Need some clarification on training on already pretrained model

Hello,

I have successfully tried to train deepspeech 0.4.1 model on my own dataset. these are some steps
downloaded mozilla common voice 22gb corpus for english.
I was going to create my new tsv. but could not able to figure out what is client id in corpus tsv
so i just overwrite my own sentence in corpus tsv and replaced my mp3 file with corresponding tsv path name for 15 samples.
but this time I am going to create big data around 600 sample so my question is what is client id in mozilla corpus or how do i create a big sample data for this model is there any script available for the same.

  1. accuracy on indian accent is very low. will it help if i retrain the model using mozilla indian accent samples only which is already been used to train the actual 0.4.1 model.
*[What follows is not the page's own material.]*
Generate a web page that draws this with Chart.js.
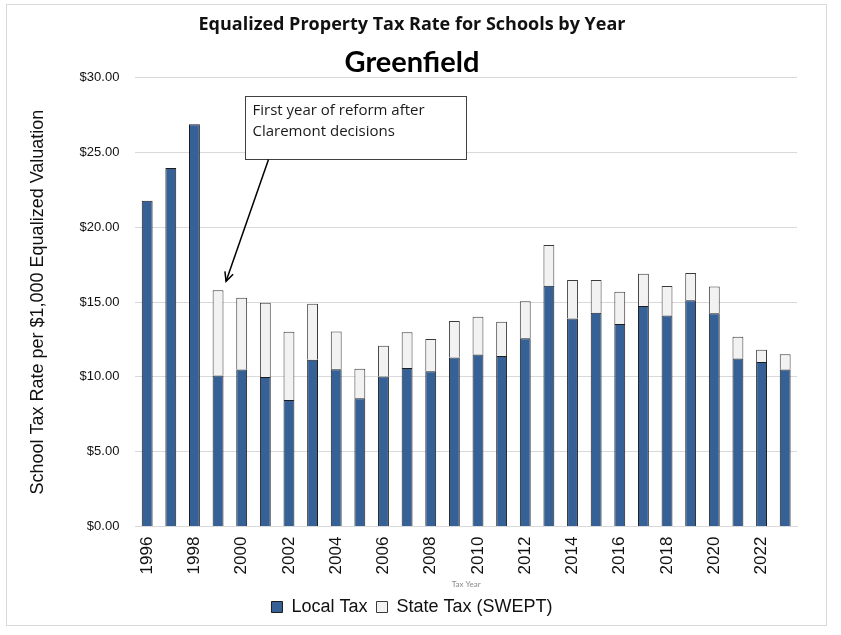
<!DOCTYPE html>
<html>
<head>
<meta charset="utf-8">
<script src="https://cdn.jsdelivr.net/npm/chart.js@4.4.1/dist/chart.umd.min.js"></script>
<style>
  html, body { margin: 0; padding: 0; background: #fff; }
  #wrap { width: 841px; height: 635px; position: relative; }
</style>
</head>
<body>
<div id="wrap"><canvas id="taxChart" width="841" height="635"></canvas></div>
<script>
// tax years
const years = ['1996','1997','1998','1999','2000','2001','2002','2003','2004','2005','2006','2007','2008','2009',
  '2010','2011','2012','2013','2014','2015','2016','2017','2018','2019','2020','2021','2022','2023'];

// local school tax rate per $1,000
const localTax = [21.77, 23.96, 26.88, 10.09, 10.49, 10.00, 8.46, 11.14, 10.52, 8.57, 10.03, 10.60, 10.38, 11.30,
  11.50, 11.39, 12.59, 16.10, 13.91, 14.29, 13.53, 14.74, 14.11, 15.12, 14.25, 11.23, 11.00, 10.50];

// state education property tax (SWEPT)
const stateTax = [0, 0, 0, 5.70, 4.80, 4.96, 4.55, 3.75, 2.52, 1.97, 2.05, 2.39, 2.15, 2.43,
  2.52, 2.29, 2.46, 2.72, 2.57, 2.19, 2.16, 2.16, 1.96, 1.83, 1.80, 1.45, 0.81, 1.02];

const yTicks = [0, 5, 10, 15, 20, 25, 30];

const noteLines = ['First year of reform after', 'Claremont decisions'];
const noteYear = '1999';

// frame around the whole chart + callout box with arrow
const extras = {
  id: 'extras',
  beforeDraw(chart) {
    const ctx = chart.ctx;
    ctx.save();
    ctx.fillStyle = '#fff';
    ctx.fillRect(0, 0, chart.width, chart.height);
    ctx.strokeStyle = '#d9d9d9';
    ctx.lineWidth = 1;
    ctx.strokeRect(6.5, 4.5, 820, 621);
    ctx.restore();
  },
  afterDraw(chart) {
    const ctx = chart.ctx;
    const x = chart.scales.x, y = chart.scales.y;
    const bx = 245.5, by = 96.5, bw = 221, bh = 63;
    ctx.save();
    ctx.fillStyle = '#fff';
    ctx.fillRect(bx, by, bw, bh);
    ctx.strokeStyle = '#404040';
    ctx.lineWidth = 1;
    ctx.strokeRect(bx, by, bw, bh);
    ctx.fillStyle = '#1a1a1a';
    ctx.font = '15px "Open Sans", Lato, sans-serif';
    ctx.textBaseline = 'middle';
    noteLines.forEach((t, i) => ctx.fillText(t, bx + 7, by + 14 + i * 21));

    // arrow pointing to the reform year bar
    const idx = years.indexOf(noteYear);
    const tipX = x.getPixelForValue(idx) + 8;
    const tipY = y.getPixelForValue(localTax[idx] + stateTax[idx] + 0.6);
    const sx = bx + 23, sy = by + bh;
    ctx.strokeStyle = '#000';
    ctx.lineWidth = 1.5;
    ctx.beginPath();
    ctx.moveTo(sx, sy);
    ctx.lineTo(tipX, tipY);
    ctx.stroke();
    const ang = Math.atan2(tipY - sy, tipX - sx);
    const len = 10;
    ctx.beginPath();
    ctx.moveTo(tipX - len * Math.cos(ang - 0.45), tipY - len * Math.sin(ang - 0.45));
    ctx.lineTo(tipX, tipY);
    ctx.lineTo(tipX - len * Math.cos(ang + 0.45), tipY - len * Math.sin(ang + 0.45));
    ctx.stroke();
    ctx.restore();
  }
};

new Chart(document.getElementById('taxChart'), {
  type: 'bar',
  data: {
    labels: years,
    datasets: [
      {
        label: 'Local Tax',
        data: localTax,
        backgroundColor: '#356196',
        borderColor: '#1c1c1c',
        borderWidth: 1,
        barPercentage: 0.46,
        categoryPercentage: 1.0
      },
      {
        label: 'State Tax (SWEPT)',
        data: stateTax,
        backgroundColor: '#f2f2f2',
        borderColor: '#3a3a3a',
        borderWidth: 1,
        barPercentage: 0.46,
        categoryPercentage: 1.0
      }
    ]
  },
  options: {
    responsive: false,
    animation: false,
    layout: { padding: { left: 27, right: 44, top: 5, bottom: 9 } },
    plugins: {
      title: {
        display: true,
        text: 'Equalized Property Tax Rate for Schools by Year',
        color: '#111',
        font: { family: '"Open Sans", Lato, sans-serif', size: 18, weight: 'bold', lineHeight: 1.2 },
        padding: { top: 9, bottom: 13 }
      },
      subtitle: {
        display: true,
        text: 'Greenfield',
        color: '#000',
        font: { family: 'Lato, "Open Sans", sans-serif', size: 29, weight: 'bold', lineHeight: 1.0 },
        padding: { top: 0, bottom: 0 }
      },
      legend: {
        position: 'bottom',
        labels: {
          color: '#111',
          font: { family: '"Liberation Sans", Arial, sans-serif', size: 18 },
          boxWidth: 11,
          boxHeight: 11,
          padding: 9
        }
      },
      tooltip: { enabled: false }
    },
    scales: {
      x: {
        stacked: true,
        grid: { display: false },
        border: { display: true, color: '#d9d9d9' },
        ticks: {
          autoSkip: false,
          minRotation: 90,
          maxRotation: 90,
          padding: 2,
          color: '#111',
          font: { family: '"Liberation Sans", Arial, sans-serif', size: 17 },
          callback: (v, i) => (i % 2 === 0 ? years[i] : '')
        },
        title: {
          display: true,
          text: 'Tax Year',
          color: '#8a8a8a',
          font: { family: 'Lato, sans-serif', size: 8 },
          padding: { top: 3, bottom: 0 }
        }
      },
      y: {
        stacked: true,
        min: 0,
        max: 30,
        afterBuildTicks: (axis) => { axis.ticks = yTicks.map(v => ({ value: v })); },
        grid: { color: '#d9d9d9', drawTicks: false },
        border: { display: false },
        ticks: {
          padding: 16,
          color: '#111',
          font: { family: '"Liberation Sans", Arial, sans-serif', size: 13 },
          callback: (v) => '$' + Number(v).toFixed(2)
        },
        title: {
          display: true,
          text: 'School Tax Rate per $1,000 Equalized Valuation',
          color: '#111',
          font: { family: '"Liberation Sans", Arial, sans-serif', size: 18 },
          padding: { top: 0, bottom: 15 }
        }
      }
    }
  },
  plugins: [extras]
});
</script>
</body>
</html>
  2. is there any preprocessing need to be done to minimize noise while giving input as wav file to model to get prediction. I am using pyaudio with this setting

    CHUNK = 1024
    FORMAT = pyaudio.paInt16
    CHANNELS = 1
    RATE = 16000

that sounds like you are going to train several times on the same data: bad idea

That’s up to you

I’m not sure what you did there … You should just use import_cv2.py to import Common Voice released dataset.

If you have your own dataset, why go through that complicated process?

thank you @lissyx quick question what should be the epoch no for training pretrianed 0.4.1 model mine starting at 1341 is it right.

Preprocessing ['/home/sush/Desktop/git_lfs_deepspeech/DeepSpeech/own_data/train1.csv']
Preprocessing done
Preprocessing ['/home/sush/Desktop/git_lfs_deepspeech/DeepSpeech/own_data/dev1.csv']
Preprocessing done
W Parameter --validation_step needs to be >0 for early stopping to work
I STARTING Optimization
I Training epoch 1341...
 10% (17 of 168) |##                     | Elapsed Time: 0:03:48 ETA:   0:35:08

It’ll change depending on your train set and batch size, so just ignore that and always use negative values for the --epochs flag when fine tuning. This has been updated in master to always be relative to avoid confusion, FWIW.

thanks for the help appreciated